La saisine d'office a ici été déclenchée après une demande de clémence, ce qui implique que la proposition de saisine d'office émanait effectivement du rapporteur général. En effet, c'est lui seul qui reçoit les demandes de clémence, apprécie les suites à y donner, et propose au collège d'accorder un avis de clémence et de se saisir d'office. Cette procédure est le complément nécessaire de la procédure de clémence.

Si l'avis de clémence et la décision d'autosaisine n'ont pas la même nature, ils sont fondés sur les faits dénoncés par le demandeur de clémence. Pas plus que dans la saisine d'office, le collège ne prend partie sur la culpabilité de l'entreprise dans l'avis de clémence et il n'en résulte aucun " préjugement ", ainsi que l'atteste la décision de non-lieu citée par la saisissante, par laquelle le Conseil a écarté les griefs révélés par une dénonciation (décision 10-D-36 du 17 décembre 2010).

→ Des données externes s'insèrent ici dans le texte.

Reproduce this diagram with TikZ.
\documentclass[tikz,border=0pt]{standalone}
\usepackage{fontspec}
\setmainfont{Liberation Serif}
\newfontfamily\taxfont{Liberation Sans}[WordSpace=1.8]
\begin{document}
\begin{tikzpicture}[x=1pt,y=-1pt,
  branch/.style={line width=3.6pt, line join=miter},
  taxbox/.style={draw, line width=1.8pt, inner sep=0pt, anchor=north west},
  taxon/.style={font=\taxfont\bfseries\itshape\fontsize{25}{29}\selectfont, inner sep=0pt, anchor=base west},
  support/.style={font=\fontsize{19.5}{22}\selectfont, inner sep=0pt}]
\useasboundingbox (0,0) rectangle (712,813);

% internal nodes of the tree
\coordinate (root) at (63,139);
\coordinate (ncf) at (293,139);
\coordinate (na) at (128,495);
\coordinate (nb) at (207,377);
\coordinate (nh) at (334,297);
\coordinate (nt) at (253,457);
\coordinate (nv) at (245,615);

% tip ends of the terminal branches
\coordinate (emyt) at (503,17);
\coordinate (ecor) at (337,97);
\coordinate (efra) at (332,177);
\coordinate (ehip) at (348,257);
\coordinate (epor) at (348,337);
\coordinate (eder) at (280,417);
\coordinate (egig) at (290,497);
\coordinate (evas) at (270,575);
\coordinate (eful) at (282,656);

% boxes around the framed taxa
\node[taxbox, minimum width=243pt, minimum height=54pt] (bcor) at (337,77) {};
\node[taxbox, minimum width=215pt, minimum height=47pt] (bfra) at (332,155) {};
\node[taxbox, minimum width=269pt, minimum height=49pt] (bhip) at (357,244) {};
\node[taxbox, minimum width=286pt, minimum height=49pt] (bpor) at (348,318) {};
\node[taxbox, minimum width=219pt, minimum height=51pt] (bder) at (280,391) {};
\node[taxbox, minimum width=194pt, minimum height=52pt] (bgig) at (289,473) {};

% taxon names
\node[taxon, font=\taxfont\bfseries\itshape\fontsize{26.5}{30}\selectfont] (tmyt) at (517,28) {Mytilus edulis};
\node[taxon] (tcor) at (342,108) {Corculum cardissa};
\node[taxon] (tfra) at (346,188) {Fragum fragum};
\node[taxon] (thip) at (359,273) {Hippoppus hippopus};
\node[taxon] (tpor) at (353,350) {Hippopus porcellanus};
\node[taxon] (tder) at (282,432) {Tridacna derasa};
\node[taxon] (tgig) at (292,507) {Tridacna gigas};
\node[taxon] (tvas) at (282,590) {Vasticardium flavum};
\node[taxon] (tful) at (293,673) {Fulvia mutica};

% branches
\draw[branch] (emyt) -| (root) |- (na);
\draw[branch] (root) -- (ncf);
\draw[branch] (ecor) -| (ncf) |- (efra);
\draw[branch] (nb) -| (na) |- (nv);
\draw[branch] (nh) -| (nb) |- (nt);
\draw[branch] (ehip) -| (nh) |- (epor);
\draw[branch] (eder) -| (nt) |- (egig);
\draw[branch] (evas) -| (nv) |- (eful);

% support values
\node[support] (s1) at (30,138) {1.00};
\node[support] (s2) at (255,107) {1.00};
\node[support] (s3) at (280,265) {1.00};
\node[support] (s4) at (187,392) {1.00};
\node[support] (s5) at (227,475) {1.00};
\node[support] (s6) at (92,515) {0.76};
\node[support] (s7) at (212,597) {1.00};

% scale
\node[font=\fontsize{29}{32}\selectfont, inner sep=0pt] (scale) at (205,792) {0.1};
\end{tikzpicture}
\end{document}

La requérante ne démontre pas, par ailleurs, que le fait que l'avis de clémence ait été précédé par la saisine d'office lui ait fait grief.

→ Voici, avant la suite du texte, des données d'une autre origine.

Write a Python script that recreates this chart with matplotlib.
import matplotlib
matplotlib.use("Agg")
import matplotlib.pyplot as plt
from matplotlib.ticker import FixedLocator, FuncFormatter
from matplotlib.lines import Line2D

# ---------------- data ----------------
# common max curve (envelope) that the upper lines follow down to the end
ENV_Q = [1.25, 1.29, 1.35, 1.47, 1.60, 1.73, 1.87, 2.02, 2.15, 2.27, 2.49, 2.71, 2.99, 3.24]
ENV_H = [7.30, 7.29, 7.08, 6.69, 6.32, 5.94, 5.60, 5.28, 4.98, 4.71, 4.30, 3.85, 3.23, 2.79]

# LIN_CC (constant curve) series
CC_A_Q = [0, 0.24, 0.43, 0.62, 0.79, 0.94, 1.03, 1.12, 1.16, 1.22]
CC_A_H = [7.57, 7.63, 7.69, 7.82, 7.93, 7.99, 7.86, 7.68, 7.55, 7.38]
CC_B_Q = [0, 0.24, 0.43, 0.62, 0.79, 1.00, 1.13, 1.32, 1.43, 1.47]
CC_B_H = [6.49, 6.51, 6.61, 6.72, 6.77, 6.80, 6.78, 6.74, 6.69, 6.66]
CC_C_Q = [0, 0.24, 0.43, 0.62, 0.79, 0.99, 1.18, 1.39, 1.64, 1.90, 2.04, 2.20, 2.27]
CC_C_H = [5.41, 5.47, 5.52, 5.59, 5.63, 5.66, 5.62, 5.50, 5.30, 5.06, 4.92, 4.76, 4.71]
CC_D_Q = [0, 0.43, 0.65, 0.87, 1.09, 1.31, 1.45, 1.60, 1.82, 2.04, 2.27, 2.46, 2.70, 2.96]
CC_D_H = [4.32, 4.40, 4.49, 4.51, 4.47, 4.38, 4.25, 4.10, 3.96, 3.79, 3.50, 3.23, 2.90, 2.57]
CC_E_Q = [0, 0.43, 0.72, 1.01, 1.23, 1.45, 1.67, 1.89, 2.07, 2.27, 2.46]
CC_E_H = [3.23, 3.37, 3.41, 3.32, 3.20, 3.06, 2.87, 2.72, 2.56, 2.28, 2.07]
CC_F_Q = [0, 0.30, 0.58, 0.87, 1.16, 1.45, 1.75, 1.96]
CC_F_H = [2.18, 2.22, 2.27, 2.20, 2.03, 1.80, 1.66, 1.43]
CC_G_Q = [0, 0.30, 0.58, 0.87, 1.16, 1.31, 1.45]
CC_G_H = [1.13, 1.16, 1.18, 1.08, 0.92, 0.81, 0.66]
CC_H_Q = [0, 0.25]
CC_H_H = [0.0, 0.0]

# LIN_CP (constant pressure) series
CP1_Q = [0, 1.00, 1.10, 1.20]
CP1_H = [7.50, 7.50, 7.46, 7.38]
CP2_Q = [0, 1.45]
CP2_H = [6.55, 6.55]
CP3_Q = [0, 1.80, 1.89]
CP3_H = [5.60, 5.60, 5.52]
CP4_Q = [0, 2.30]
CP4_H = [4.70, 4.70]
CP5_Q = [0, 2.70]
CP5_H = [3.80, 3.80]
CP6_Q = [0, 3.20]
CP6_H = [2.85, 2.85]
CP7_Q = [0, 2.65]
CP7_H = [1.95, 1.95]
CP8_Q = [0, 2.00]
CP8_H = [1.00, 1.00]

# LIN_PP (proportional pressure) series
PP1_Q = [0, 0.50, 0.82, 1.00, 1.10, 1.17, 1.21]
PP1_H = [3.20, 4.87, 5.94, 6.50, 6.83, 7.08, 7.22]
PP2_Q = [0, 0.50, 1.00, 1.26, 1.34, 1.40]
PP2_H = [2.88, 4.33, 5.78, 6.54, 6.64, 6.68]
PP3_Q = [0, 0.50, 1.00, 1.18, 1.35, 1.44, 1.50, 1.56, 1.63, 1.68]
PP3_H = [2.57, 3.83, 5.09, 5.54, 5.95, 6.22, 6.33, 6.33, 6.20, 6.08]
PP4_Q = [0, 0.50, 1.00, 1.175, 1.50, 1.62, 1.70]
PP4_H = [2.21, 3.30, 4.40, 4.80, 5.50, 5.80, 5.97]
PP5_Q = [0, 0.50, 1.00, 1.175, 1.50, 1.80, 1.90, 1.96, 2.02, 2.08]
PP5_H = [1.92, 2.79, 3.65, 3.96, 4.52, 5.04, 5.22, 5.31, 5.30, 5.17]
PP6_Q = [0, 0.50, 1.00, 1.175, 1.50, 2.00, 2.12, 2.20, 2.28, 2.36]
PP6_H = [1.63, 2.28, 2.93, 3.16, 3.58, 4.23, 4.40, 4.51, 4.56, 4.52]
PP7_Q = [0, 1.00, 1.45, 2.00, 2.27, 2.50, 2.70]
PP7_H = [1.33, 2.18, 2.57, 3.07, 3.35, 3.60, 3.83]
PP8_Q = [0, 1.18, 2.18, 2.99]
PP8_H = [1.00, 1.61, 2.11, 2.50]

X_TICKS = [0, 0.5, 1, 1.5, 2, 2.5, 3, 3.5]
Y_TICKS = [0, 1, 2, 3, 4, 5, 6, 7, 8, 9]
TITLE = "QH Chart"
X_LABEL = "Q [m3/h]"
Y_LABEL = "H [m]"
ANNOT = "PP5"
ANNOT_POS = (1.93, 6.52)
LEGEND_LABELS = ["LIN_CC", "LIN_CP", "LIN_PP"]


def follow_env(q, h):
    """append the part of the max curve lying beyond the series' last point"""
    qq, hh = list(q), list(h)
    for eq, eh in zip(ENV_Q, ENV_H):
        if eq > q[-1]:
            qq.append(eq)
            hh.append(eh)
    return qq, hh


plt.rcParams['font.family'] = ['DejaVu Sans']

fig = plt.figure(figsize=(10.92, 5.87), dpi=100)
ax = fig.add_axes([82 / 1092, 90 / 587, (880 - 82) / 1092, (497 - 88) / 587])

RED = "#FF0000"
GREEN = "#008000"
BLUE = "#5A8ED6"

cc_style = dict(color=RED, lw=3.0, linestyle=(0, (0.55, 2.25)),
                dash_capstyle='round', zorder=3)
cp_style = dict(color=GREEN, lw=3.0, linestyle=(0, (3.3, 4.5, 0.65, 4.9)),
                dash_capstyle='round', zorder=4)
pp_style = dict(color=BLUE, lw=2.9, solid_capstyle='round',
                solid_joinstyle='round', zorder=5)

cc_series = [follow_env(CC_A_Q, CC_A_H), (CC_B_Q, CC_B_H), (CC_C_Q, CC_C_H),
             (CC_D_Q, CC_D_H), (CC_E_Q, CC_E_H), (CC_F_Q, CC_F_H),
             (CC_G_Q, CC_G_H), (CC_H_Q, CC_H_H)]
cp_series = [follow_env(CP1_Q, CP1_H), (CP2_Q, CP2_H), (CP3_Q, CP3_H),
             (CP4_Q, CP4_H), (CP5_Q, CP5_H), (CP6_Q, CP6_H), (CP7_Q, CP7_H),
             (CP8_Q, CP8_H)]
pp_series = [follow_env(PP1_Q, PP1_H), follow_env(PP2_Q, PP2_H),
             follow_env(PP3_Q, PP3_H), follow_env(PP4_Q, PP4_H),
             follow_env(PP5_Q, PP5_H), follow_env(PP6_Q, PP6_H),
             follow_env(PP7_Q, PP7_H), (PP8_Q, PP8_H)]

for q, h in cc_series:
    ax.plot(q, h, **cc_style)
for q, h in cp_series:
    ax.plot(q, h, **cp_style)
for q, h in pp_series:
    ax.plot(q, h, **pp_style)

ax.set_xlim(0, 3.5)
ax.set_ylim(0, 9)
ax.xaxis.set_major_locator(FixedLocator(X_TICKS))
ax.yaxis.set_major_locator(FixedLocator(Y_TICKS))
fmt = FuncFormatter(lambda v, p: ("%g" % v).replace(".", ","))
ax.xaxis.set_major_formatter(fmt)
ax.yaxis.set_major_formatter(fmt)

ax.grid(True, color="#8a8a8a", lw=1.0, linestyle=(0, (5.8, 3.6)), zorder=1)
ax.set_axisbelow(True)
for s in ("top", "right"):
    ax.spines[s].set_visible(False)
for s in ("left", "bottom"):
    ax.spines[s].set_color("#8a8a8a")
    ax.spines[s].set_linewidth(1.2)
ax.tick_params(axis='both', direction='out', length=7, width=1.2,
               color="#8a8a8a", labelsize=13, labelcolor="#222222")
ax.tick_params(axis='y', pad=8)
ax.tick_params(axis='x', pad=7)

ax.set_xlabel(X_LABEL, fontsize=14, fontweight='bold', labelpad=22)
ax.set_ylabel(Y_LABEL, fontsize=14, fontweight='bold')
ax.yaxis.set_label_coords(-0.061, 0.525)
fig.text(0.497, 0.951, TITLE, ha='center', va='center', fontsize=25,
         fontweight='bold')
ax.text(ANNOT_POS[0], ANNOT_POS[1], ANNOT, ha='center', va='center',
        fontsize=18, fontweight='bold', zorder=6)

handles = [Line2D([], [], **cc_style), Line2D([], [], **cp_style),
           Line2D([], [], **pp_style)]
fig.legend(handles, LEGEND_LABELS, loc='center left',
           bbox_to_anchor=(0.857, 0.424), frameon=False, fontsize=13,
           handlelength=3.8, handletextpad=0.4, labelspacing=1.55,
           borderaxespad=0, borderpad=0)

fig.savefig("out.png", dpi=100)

En troisième lieu, la décision de saisine d'office ne révèle aucun préjugement de l'affaire, l'Autorité soulignant à juste titre, au point 21 de ses observations, qu'elle ne vise nominativement aucune entreprise, ne prend parti sur aucune qualification d'infraction ni imputation à une entreprise déterminée. Ce n'est donc pas un acte d'accusation.

Enfin, aucun élément probant ne vient démontrer que les garanties procédurales exigées par le Conseil constitutionnel auraient été méconnues, ainsi que le rappelle l'Autorité aux points 24 à 29 de ses observations.

Par ces motifs : Rejette le recours de la société Grands Moulins de Strasbourg, La condamne aux dépens.